* _EXERCISE AIM_
Give back exactly the lines running from the line that holds "Convert this chart" through the line that holds "21.5, 19.5, 18.5, 19.5, 14.5, 11.5, 9.5, 9, 7.5]", ends included, and no other lines.

*** SUPPLIED MATERIAL

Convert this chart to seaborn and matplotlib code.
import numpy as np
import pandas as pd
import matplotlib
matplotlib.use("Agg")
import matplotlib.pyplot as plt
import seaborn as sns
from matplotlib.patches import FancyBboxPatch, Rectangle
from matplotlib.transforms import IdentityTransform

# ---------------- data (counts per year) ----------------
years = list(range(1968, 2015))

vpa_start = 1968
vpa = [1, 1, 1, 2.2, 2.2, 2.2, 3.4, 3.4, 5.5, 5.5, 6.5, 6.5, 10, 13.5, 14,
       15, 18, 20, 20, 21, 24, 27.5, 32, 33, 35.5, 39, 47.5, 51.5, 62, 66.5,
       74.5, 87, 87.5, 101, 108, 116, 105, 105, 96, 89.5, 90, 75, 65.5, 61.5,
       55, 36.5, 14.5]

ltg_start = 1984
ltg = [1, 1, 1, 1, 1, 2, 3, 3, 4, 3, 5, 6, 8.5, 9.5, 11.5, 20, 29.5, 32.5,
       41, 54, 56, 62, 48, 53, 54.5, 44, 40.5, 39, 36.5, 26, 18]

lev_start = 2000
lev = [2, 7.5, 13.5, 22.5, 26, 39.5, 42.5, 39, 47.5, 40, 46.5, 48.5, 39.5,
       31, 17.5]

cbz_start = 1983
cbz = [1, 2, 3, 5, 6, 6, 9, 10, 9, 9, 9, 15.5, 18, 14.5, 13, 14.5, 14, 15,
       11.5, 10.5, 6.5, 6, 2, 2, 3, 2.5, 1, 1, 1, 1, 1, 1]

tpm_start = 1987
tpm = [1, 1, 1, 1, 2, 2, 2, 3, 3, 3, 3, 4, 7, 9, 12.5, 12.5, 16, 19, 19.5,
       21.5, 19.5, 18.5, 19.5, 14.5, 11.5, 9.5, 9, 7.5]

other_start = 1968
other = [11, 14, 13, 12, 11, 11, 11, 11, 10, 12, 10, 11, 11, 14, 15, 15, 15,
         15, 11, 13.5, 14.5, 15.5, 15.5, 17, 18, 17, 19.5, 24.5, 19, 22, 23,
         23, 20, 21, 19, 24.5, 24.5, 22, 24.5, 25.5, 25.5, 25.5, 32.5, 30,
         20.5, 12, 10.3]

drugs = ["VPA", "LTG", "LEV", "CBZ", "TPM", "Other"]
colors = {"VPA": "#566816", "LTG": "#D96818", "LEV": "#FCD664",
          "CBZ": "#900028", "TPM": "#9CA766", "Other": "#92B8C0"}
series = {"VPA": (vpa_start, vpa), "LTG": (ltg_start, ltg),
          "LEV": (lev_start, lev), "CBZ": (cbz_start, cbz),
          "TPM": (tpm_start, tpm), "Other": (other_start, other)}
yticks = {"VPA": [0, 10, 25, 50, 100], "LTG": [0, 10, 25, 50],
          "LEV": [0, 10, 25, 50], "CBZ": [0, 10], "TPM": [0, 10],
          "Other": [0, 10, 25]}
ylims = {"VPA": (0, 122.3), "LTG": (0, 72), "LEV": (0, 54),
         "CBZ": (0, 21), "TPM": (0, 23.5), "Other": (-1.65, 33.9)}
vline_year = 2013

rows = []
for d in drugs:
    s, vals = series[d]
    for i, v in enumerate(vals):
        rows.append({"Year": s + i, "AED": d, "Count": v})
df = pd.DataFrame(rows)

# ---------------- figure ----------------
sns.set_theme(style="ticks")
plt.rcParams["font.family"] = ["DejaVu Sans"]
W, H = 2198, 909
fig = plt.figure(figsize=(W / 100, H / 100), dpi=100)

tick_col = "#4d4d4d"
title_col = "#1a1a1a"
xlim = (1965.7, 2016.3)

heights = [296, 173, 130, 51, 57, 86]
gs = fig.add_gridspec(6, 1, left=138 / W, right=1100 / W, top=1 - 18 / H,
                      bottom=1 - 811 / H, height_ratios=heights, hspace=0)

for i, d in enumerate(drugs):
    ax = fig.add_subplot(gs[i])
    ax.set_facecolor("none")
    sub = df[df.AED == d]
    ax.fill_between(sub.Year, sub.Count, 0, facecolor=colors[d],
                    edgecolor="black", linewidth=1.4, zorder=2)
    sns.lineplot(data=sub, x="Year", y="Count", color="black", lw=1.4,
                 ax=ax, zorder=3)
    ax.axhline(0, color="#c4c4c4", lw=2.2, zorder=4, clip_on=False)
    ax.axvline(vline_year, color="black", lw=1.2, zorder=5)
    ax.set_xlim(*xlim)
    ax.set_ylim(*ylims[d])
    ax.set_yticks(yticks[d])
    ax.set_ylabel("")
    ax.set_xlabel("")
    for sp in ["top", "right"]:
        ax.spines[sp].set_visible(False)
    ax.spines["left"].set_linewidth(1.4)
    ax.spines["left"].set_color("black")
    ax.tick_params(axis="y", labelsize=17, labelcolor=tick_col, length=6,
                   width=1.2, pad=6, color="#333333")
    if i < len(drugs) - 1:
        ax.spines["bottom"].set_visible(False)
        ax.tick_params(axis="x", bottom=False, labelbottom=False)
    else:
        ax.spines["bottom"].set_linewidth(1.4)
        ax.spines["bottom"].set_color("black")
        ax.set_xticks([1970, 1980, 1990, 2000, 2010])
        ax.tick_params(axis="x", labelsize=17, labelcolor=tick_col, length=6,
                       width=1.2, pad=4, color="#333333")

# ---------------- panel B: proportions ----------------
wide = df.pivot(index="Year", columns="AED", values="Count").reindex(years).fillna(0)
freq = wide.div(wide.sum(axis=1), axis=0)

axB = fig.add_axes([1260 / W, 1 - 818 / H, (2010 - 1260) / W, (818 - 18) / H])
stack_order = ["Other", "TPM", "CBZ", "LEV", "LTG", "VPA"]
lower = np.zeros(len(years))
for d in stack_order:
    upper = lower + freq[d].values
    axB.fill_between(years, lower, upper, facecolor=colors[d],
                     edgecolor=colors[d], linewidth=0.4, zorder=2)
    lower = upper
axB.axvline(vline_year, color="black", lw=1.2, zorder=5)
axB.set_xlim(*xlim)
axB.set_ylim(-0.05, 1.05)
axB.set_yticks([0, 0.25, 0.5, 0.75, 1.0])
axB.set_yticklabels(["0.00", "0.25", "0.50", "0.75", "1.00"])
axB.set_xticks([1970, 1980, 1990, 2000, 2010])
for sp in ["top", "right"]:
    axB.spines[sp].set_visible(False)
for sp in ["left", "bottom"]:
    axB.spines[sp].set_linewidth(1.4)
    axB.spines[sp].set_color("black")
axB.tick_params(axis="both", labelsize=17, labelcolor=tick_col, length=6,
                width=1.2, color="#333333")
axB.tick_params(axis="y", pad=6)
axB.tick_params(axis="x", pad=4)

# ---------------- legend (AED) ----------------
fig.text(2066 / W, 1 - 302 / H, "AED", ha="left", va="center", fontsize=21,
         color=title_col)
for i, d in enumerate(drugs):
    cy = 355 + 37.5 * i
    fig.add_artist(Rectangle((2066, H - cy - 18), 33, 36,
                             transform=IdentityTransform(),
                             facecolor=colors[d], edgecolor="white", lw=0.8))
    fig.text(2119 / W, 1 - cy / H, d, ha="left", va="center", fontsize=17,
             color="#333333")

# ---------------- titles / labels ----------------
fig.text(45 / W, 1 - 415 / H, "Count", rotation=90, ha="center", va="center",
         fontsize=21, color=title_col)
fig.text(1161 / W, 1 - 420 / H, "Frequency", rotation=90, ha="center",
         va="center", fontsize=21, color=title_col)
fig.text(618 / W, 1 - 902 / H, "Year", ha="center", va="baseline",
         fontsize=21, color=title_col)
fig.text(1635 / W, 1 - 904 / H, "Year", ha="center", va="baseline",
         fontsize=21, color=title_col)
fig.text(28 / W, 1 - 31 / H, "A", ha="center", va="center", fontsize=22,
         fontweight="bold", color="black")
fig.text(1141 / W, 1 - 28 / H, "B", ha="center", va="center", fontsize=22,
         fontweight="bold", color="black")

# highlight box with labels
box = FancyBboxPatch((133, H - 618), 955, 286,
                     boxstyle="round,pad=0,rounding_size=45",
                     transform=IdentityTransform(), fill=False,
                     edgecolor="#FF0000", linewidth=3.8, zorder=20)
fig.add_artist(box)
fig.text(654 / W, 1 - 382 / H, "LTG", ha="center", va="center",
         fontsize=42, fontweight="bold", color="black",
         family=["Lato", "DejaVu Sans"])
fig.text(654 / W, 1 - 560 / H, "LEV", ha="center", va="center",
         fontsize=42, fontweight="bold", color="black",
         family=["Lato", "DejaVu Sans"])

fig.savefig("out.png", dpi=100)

******
*** SUPPLIED MATERIAL

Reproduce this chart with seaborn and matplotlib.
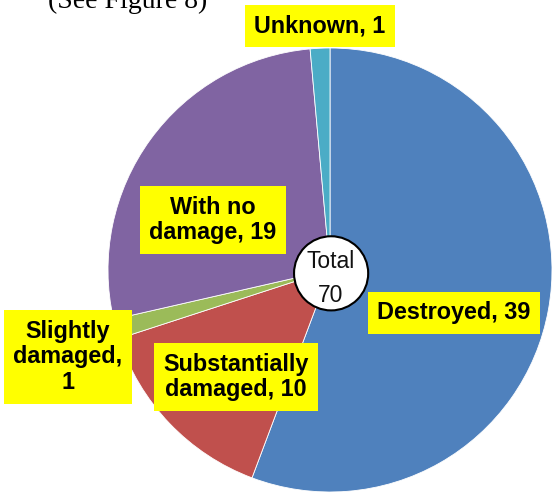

******

* _EXERCISE SOLUTION_
Convert this chart to seaborn and matplotlib code.
import numpy as np
import pandas as pd
import matplotlib
matplotlib.use("Agg")
import matplotlib.pyplot as plt
import seaborn as sns
from matplotlib.patches import FancyBboxPatch, Rectangle
from matplotlib.transforms import IdentityTransform

# ---------------- data (counts per year) ----------------
years = list(range(1968, 2015))

vpa_start = 1968
vpa = [1, 1, 1, 2.2, 2.2, 2.2, 3.4, 3.4, 5.5, 5.5, 6.5, 6.5, 10, 13.5, 14,
       15, 18, 20, 20, 21, 24, 27.5, 32, 33, 35.5, 39, 47.5, 51.5, 62, 66.5,
       74.5, 87, 87.5, 101, 108, 116, 105, 105, 96, 89.5, 90, 75, 65.5, 61.5,
       55, 36.5, 14.5]

ltg_start = 1984
ltg = [1, 1, 1, 1, 1, 2, 3, 3, 4, 3, 5, 6, 8.5, 9.5, 11.5, 20, 29.5, 32.5,
       41, 54, 56, 62, 48, 53, 54.5, 44, 40.5, 39, 36.5, 26, 18]

lev_start = 2000
lev = [2, 7.5, 13.5, 22.5, 26, 39.5, 42.5, 39, 47.5, 40, 46.5, 48.5, 39.5,
       31, 17.5]

cbz_start = 1983
cbz = [1, 2, 3, 5, 6, 6, 9, 10, 9, 9, 9, 15.5, 18, 14.5, 13, 14.5, 14, 15,
       11.5, 10.5, 6.5, 6, 2, 2, 3, 2.5, 1, 1, 1, 1, 1, 1]

tpm_start = 1987
tpm = [1, 1, 1, 1, 2, 2, 2, 3, 3, 3, 3, 4, 7, 9, 12.5, 12.5, 16, 19, 19.5,
       21.5, 19.5, 18.5, 19.5, 14.5, 11.5, 9.5, 9, 7.5]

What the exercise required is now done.